Cannes 71 - The House That Jack Built, la recensione
Provocatorio, autoriferito, smaccato e così superficiale da non parlare a nessuno se non al suo autore, The House That Jack Built è il punto più basso di Von Trier
Nella storia di un serial killer che uccide le sue vittime senza nessun timore della legge o di essere catturato e poi le congela e impaglia, le fotografa in quadretti kitsch e cerca di fare dell’arte dai suoi omicidi, c’è la più scontata delle metafore dell’artista, costretto a lavorare con cadaveri (gli attori), in perenne dolore da creazione e incapace di vivere senza fare arte/uccidere. La coincidenza del verbo shoot che significa sparare/riprende immagini poi non la si cita nemmeno per raggiunti limiti di ripetizione.
A condire il tutto c’è la grande efferatezza degli omicidi, le immagini scioccanti (o almeno tali per un pubblico digiuno di horror moderni) e le provocazioni più tipiche. Il protagonista porta la famigliola al parco e all’improvviso dà la caccia a moglie e figli, lo vediamo sparare e far saltare teste e arti ai bambini poi imbalsamarli male, per metterne in risalto la componente macabra e difficile da guardare. Sarebbe fantastico in un horror, sarebbe stupendo in un film che sappia dargli un senso, sarebbe disturbante in uno in cui l’abiezione morale sia la cifra di tutto o anche solo qualcosa che il regista stesso guarda con onesto orrore ma è triste e puerile in quest’opera che cerca in tutti i modi di farsi notare, di attirare attenzioni se non con la qualità almeno con la quantità. E se qualcuno avesse ancora dubbi sul parallelo tra protagonista e autore a fugarli definitivamente arriverà un montaggio di scene efferate da vecchi film di Von Trier nel momento in cui si parla di violenza.

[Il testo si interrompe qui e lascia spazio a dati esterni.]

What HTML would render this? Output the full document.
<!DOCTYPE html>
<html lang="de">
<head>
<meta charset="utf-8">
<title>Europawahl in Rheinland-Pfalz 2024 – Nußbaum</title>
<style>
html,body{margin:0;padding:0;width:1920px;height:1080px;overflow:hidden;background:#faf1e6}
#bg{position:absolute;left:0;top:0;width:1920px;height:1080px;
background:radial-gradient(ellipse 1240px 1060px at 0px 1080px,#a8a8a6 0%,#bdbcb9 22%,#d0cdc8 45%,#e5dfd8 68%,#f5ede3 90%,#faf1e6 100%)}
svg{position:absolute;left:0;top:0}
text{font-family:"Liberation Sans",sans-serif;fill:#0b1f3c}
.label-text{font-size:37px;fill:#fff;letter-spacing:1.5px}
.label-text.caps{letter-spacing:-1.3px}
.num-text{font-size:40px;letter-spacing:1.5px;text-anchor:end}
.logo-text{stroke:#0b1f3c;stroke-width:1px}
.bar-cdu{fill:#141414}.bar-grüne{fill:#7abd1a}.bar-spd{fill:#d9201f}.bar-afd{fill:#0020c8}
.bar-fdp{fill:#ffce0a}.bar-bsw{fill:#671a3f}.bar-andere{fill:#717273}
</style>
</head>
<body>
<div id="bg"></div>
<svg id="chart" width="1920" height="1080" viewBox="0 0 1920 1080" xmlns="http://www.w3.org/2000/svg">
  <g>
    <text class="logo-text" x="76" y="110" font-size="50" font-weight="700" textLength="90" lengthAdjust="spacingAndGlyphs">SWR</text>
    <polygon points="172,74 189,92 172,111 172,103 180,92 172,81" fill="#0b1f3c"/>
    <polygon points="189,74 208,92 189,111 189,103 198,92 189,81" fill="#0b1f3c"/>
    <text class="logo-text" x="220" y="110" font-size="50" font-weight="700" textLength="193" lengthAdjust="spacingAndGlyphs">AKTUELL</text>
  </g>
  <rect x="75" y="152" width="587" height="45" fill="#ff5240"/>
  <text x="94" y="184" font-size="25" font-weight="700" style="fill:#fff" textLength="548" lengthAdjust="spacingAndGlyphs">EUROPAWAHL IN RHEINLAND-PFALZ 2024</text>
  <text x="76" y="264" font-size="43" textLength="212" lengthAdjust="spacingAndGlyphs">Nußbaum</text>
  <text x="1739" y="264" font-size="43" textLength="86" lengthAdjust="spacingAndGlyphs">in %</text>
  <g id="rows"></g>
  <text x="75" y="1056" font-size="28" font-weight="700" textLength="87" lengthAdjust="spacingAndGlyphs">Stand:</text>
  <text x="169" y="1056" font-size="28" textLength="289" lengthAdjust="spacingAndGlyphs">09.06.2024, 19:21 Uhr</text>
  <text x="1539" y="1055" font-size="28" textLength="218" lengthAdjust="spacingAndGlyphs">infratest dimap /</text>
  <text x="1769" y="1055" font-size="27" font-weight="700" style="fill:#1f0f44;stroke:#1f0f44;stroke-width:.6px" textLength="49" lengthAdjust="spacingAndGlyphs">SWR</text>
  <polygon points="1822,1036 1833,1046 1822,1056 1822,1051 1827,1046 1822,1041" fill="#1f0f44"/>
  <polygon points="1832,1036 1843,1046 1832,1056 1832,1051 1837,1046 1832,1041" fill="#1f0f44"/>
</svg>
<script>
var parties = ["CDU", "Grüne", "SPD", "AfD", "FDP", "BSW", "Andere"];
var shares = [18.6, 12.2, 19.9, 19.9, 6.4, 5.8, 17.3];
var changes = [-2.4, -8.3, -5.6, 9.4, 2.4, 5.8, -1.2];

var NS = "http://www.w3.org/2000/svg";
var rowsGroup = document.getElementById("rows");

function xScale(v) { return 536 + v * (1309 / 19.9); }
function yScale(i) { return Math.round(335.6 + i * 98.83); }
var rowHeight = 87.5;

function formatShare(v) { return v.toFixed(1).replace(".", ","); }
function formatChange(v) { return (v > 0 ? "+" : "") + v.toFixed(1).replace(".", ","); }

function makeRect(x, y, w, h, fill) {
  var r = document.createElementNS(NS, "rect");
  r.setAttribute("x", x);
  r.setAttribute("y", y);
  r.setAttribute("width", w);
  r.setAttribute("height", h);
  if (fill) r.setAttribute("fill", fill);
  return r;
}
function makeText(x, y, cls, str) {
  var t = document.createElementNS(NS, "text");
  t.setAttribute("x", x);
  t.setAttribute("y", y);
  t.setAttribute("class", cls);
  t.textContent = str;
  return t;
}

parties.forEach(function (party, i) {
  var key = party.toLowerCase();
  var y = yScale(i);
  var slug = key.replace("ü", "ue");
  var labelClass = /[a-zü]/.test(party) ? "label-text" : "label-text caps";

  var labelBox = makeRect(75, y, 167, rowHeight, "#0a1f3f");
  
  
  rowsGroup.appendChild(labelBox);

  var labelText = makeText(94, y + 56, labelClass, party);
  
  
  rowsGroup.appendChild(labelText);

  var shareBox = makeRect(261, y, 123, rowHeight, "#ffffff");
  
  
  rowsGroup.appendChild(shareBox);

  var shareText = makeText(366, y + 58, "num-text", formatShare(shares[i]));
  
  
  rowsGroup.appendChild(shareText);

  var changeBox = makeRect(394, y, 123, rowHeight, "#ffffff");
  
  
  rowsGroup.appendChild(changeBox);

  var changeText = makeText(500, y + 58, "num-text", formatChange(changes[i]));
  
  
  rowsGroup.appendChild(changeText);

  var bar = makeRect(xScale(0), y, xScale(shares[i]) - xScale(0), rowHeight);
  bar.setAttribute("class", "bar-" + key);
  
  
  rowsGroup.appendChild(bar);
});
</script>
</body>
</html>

Il problema insomma non è certo la violenza, né che il regista parli di sé (tutti i film migliori in qualche modo lo fanno), ma che dietro ciò non ci sia quella capacità di andare così a fondo e toccare corde così intime e complesse da poter risuonare anche dentro chi regista o artista non è e quella storia la sta solo guardando, ritrovandoci sorprendentemente i propri fantasmi. The House That Jack Built è però così superficiale che solo Von Trier stesso può godere di questo paragone e immedesimarsi. E che questo accada per due ore e mezzo, lungo le quali ripete sempre le medesime argomentazioni per giustificare sé e la propria crisi, è non solo artisticamente ma umanamente inaccettabile per lo spettatore.